The pandemic was spread, in part, by soldiers returning home from Europe. According to Jennie Beazley, she was the only pregnant woman to contract the virus and survive in their county. She attributed her survival solely to Harry's care, but as she slowly recovered, Harry began to worry about his own health.

In March 1919, Jennie, roughly seven months pregnant, and her beloved Harry left California for her mother's home in Stedman, NC. Upon their arrival Harry found a job market that was difficult for a middle-aged man competing with thousands of much younger men returning from the war.

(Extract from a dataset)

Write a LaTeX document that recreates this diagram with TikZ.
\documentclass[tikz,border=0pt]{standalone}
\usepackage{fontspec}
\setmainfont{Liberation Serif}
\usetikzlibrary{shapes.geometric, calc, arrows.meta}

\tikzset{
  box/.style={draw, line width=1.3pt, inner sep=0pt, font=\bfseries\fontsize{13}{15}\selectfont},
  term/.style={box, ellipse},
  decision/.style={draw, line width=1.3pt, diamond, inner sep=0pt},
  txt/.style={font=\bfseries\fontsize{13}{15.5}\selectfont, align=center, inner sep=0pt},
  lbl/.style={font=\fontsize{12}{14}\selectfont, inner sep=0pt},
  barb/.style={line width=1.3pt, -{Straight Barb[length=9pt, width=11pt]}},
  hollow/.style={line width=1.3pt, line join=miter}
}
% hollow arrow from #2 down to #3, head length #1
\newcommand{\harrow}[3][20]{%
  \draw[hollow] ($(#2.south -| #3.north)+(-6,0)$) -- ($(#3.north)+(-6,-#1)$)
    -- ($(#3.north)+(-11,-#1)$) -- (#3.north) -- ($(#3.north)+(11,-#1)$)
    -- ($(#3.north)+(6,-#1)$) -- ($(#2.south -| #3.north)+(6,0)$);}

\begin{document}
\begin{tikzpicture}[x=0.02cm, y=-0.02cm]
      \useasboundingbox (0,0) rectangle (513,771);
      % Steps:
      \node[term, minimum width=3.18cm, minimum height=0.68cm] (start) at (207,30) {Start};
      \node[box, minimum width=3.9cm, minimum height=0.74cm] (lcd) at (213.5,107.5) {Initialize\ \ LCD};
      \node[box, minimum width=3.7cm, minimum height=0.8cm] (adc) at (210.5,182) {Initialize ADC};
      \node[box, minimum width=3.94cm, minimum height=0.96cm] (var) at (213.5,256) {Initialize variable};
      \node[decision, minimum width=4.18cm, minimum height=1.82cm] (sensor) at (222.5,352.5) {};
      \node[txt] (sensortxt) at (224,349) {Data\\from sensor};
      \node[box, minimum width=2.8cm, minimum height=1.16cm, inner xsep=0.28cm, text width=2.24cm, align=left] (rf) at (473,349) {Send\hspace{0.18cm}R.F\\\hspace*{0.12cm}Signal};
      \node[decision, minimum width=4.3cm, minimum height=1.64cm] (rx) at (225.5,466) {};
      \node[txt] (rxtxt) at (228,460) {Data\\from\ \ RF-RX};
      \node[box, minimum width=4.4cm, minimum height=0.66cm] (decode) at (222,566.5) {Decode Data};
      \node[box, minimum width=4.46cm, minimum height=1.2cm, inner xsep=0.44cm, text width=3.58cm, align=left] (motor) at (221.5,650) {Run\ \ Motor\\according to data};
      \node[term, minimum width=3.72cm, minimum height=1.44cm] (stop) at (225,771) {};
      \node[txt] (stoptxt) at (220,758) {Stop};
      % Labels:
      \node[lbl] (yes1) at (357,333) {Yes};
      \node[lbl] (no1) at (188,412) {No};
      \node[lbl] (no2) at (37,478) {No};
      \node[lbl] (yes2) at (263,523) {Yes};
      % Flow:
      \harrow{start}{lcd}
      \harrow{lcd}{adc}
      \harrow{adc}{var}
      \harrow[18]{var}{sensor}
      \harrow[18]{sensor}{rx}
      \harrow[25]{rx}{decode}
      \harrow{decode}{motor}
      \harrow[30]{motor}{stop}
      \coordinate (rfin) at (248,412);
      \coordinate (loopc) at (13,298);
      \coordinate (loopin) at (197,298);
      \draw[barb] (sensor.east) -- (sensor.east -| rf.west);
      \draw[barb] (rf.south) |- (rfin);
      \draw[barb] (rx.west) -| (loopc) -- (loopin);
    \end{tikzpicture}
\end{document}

On April 20, 1919 things began to look up for the Beazley's when Harry found a job as a supply manager at Erwin Cotton Mills, Plant No. 2, located in the Harnett County town of Duke, NC (now called Erwin).  Less than a month later, Harry Leslie Beazley, Jr. (called simply HL his entire life) was born on May 14, 1919.

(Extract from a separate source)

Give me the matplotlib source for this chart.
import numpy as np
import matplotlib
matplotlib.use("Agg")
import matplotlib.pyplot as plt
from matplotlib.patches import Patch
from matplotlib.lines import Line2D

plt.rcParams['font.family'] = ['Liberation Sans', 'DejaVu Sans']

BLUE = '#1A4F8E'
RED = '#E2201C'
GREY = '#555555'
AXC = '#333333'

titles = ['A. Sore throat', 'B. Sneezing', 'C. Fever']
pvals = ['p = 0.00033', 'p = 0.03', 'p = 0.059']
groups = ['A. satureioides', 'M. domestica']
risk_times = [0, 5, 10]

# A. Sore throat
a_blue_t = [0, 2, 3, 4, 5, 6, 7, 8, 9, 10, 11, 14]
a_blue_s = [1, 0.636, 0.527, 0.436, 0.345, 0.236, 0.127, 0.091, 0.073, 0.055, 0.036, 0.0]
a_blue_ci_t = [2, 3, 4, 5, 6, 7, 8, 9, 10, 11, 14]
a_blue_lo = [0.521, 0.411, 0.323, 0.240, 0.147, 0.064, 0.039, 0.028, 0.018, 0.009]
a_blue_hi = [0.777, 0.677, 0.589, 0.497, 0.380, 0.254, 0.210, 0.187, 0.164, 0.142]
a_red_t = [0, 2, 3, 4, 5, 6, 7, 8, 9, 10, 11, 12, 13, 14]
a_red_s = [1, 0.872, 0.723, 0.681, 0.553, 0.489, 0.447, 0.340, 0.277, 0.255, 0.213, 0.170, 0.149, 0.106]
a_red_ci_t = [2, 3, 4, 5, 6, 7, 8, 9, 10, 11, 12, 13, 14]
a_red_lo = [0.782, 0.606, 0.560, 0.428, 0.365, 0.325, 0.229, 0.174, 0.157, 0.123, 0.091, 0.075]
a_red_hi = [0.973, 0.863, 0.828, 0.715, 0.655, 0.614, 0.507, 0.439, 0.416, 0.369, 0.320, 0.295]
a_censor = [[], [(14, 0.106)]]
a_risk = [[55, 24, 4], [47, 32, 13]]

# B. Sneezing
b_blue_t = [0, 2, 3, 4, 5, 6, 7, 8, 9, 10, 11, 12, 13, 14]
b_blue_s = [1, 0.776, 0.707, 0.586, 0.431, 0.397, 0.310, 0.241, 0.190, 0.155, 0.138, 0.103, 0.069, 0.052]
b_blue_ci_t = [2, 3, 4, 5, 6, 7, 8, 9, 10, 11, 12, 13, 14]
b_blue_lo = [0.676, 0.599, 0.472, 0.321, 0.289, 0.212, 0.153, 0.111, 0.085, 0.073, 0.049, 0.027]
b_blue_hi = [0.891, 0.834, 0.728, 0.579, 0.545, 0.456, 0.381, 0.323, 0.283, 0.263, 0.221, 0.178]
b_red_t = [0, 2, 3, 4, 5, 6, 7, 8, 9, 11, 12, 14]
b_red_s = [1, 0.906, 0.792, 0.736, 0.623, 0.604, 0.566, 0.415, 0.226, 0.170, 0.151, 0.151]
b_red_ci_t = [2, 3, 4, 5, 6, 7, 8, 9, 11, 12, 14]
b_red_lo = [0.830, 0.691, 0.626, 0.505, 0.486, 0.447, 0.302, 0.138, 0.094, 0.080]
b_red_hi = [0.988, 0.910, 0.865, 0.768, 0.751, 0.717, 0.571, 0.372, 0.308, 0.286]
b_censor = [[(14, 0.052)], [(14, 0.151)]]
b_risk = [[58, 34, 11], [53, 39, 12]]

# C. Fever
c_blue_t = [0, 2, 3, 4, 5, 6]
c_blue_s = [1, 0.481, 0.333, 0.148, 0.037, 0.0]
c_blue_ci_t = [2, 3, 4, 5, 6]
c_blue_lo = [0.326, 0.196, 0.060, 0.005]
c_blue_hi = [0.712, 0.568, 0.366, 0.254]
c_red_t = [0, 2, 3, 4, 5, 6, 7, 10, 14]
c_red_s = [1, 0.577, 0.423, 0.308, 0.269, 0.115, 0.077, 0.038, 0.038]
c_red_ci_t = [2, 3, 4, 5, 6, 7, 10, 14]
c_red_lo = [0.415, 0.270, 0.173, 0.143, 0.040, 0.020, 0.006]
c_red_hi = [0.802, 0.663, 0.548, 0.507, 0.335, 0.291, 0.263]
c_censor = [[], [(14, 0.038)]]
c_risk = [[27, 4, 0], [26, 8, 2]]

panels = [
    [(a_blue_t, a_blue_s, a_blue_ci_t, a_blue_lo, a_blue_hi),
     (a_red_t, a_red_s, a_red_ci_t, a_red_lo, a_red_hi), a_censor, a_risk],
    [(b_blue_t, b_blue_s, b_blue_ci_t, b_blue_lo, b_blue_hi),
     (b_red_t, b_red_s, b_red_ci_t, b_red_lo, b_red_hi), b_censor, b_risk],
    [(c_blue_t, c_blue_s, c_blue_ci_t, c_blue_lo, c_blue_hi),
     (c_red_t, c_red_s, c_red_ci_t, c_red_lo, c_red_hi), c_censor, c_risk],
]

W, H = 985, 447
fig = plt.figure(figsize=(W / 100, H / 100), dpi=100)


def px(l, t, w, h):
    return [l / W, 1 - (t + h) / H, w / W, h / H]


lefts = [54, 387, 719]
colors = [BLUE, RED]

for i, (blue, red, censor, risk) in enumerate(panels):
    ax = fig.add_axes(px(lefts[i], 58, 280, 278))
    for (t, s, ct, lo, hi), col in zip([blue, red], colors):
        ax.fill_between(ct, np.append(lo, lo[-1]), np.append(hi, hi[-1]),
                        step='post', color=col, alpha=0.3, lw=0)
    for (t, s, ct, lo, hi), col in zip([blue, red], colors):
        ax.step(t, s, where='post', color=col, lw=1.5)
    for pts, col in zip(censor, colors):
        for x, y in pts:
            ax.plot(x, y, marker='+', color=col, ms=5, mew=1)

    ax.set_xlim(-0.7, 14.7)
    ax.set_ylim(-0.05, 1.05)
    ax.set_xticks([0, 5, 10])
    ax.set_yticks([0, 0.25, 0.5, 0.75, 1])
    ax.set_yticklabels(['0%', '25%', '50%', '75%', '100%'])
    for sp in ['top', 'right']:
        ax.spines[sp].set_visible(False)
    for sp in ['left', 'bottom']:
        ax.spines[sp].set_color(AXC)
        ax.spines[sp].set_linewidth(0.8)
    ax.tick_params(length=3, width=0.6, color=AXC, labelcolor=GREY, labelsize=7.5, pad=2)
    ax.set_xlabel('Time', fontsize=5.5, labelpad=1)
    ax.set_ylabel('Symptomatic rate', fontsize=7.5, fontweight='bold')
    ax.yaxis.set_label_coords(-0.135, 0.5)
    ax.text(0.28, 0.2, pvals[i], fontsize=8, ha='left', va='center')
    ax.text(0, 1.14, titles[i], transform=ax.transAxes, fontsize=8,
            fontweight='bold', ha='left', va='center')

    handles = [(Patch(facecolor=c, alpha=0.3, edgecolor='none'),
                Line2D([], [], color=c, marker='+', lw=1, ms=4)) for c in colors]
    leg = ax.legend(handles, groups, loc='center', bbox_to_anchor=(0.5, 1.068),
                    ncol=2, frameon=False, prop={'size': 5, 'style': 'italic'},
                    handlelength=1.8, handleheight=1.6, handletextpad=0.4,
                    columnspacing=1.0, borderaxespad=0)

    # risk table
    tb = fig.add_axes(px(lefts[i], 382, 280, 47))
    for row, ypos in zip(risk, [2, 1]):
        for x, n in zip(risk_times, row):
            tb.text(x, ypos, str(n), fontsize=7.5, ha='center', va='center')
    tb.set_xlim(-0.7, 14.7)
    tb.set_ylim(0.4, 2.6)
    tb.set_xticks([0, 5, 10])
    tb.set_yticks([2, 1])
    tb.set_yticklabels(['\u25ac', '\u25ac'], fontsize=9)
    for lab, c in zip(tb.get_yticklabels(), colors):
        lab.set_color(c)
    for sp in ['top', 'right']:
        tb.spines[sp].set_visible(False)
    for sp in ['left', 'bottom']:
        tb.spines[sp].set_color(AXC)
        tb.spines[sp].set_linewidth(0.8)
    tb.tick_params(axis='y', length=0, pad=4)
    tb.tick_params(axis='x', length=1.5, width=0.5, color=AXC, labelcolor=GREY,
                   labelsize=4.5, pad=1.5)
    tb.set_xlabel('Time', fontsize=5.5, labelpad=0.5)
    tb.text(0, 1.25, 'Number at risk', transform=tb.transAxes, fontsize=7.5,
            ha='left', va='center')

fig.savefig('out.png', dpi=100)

A second child, Lillian Maria Beazley, was born on July 8, 1921. According to Jennie, Harry asked that she be named for a favorite schoolteacher, Lillian. His choice of middle name, Maria, seems an obvious nod to his deceased first wife, "the Spaniard" Irene Santa Maria. Whatever joy the family felt at Lillian's birth must have been tempered by the uncertainty of their future. Harry was not in a good way and his health continued to deteriorate. He died at the Dorothea Dix Hospital in Raleigh, NC on November 21, 1921.

Wait, what? Yes, Harry Beazley died at the Dorothea Dix state hospital for the mentally insane just five years after returning from the Philippines, and less than four months after the birth of his daughter.

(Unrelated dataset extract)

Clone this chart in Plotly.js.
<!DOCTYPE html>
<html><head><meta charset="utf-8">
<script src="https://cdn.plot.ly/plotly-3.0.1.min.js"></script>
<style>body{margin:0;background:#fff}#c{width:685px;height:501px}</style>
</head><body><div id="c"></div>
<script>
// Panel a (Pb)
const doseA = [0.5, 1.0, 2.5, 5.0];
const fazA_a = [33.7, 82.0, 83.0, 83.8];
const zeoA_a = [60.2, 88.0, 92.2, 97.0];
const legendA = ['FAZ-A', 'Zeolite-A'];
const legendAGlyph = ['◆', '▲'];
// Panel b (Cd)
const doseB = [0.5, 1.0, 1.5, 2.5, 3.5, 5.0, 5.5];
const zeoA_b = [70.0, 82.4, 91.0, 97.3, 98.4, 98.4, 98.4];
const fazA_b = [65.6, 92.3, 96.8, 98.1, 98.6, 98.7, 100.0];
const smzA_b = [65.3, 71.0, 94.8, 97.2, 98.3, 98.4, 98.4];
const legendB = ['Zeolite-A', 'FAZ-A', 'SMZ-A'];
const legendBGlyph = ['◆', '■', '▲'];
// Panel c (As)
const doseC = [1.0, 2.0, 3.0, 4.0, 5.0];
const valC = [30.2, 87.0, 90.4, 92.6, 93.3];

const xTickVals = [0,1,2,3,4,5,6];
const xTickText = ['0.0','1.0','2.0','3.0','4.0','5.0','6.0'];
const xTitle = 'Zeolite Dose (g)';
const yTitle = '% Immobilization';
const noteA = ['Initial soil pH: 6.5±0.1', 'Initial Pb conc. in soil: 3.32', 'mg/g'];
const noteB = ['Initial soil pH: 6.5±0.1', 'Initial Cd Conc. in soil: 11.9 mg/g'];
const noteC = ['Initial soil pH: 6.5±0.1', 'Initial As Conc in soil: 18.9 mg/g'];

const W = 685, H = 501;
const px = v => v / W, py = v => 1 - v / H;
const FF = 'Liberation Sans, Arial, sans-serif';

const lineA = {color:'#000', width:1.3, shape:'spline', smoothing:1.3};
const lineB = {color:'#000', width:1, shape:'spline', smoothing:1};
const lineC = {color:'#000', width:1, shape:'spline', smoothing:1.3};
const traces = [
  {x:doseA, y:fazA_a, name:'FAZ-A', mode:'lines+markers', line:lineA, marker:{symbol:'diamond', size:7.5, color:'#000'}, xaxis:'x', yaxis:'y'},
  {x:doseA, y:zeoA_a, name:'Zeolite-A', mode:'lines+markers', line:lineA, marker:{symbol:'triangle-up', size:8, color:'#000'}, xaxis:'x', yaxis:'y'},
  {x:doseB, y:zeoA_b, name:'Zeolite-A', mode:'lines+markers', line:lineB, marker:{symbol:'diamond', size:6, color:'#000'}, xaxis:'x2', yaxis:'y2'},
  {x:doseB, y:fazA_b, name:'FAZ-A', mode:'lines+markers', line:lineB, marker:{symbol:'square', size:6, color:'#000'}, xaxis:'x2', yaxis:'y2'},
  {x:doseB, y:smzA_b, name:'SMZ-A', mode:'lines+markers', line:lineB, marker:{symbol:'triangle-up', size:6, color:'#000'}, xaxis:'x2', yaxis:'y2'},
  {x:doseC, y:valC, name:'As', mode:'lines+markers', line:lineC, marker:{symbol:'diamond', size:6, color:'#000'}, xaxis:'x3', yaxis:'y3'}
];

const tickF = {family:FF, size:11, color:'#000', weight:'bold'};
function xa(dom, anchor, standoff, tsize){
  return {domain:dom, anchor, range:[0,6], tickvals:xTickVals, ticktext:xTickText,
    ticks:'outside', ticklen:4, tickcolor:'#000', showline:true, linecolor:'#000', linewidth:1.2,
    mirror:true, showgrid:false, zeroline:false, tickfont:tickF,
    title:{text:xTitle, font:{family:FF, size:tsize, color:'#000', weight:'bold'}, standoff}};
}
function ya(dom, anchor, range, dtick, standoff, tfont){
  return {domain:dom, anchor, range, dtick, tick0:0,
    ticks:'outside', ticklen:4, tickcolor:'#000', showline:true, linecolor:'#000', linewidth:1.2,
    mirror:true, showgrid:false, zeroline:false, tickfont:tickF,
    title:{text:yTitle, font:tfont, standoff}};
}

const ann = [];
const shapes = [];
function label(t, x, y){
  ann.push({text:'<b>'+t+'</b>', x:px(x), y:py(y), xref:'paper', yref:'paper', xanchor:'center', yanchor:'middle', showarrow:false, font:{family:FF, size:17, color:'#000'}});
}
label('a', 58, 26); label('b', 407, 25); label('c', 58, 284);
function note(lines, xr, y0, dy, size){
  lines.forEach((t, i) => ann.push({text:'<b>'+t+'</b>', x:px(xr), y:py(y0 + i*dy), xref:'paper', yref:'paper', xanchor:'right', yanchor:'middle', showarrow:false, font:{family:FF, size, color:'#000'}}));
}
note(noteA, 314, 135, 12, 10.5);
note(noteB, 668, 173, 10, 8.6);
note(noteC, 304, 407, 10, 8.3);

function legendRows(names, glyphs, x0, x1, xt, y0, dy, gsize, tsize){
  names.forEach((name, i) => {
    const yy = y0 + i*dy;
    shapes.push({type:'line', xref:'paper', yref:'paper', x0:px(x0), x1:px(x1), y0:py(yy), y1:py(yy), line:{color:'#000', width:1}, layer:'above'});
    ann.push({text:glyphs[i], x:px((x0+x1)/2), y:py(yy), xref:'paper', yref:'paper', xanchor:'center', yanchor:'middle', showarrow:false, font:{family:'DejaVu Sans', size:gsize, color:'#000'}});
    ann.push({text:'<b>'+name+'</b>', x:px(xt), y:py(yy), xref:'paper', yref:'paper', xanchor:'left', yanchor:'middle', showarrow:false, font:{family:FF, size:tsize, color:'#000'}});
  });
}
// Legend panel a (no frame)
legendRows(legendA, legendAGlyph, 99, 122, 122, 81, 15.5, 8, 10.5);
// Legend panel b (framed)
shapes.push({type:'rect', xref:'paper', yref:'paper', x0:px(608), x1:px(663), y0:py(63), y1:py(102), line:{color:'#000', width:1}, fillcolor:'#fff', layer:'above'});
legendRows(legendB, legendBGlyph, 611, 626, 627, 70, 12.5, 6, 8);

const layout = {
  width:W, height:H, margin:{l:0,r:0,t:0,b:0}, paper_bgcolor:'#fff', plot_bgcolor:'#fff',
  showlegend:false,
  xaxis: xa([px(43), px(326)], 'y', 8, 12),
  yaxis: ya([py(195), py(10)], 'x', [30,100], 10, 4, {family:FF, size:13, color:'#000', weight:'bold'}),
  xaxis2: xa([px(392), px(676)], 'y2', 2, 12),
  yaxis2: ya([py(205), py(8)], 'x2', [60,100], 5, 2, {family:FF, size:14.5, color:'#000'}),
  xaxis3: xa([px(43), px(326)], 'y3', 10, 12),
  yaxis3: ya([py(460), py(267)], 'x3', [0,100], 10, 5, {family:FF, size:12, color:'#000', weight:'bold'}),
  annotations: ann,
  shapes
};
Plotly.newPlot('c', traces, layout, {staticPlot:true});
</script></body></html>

According to the 1920 census, taken on January 28, 1920, the household at that time consisted of Ellen Bryant (Jennie's mother), Jennie, HL (Harry Junior), Jennie's younger brother John Robert, and his wife, Margie. So by this time Harry must already have been institutionalized. Jennie would have been approximately two months pregnant with Lillian, placing her conception sometime in November, 1919.

The closest we have to a death certificate for Harry L. Beazley is a permit to move his corpse, but it lists, in the handwriting of the attending physician, the cause of death as paresis, which, given that the facility was a mental hospital, I take to mean general paresis of the insane, a condition that was incurable at the time

From Wikipedia:
Originally, the cause was believed to be an inherent weakness of character or constitution. While Esmarch and Jessen had asserted as early as 1857 that syphilis caused general paresis, progress toward the general acceptance by the medical community of this idea was only accomplished later by the eminent nineteenth-century syphilographer Alfred Fournier (1832–1914). In 1913 all doubt about the syphilitic nature of paresis was finally eliminated when Hideyo Noguchi and J. W. Moore demonstrated the syphilitic spirochaetes in the brains of paretics.
In 1917 Julius Wagner-Jauregg discovered that infecting paretic atients with malaria could halt the progression of general paresis. He won a Nobel Prize for this discovery in 1927. After World War II the use of penicillin to treat syphilis made general paresis a rarity: even patients manifesting early symptoms of actual general paresis were capable of full recovery with a course of penicillin. The disorder is now virtually unknown outside developing countries, and even there the epidemiology is substantially reduced.
Had this tale played out just a few years later, Harry Beazley might have been cured and lived a much longer life. Instead he died, leaving a widow and two small children nearly destitute.

After burying her husband in the family cemetery, Jennie was left with less than one dollar in her purse. She spent the next few months working to secure Captain Beazley's Spanish-American War veteran's pension. She would eventually prevail and collected this pension until her own death in 1984. Shortly after the death of Captain Beazley, the men of the community built a small home behind and across a field from where Magnolia Baptist Church stands today, on Bryant family land, using lumber supplied by Jennie's brother-in-law, John Edward Hubbard.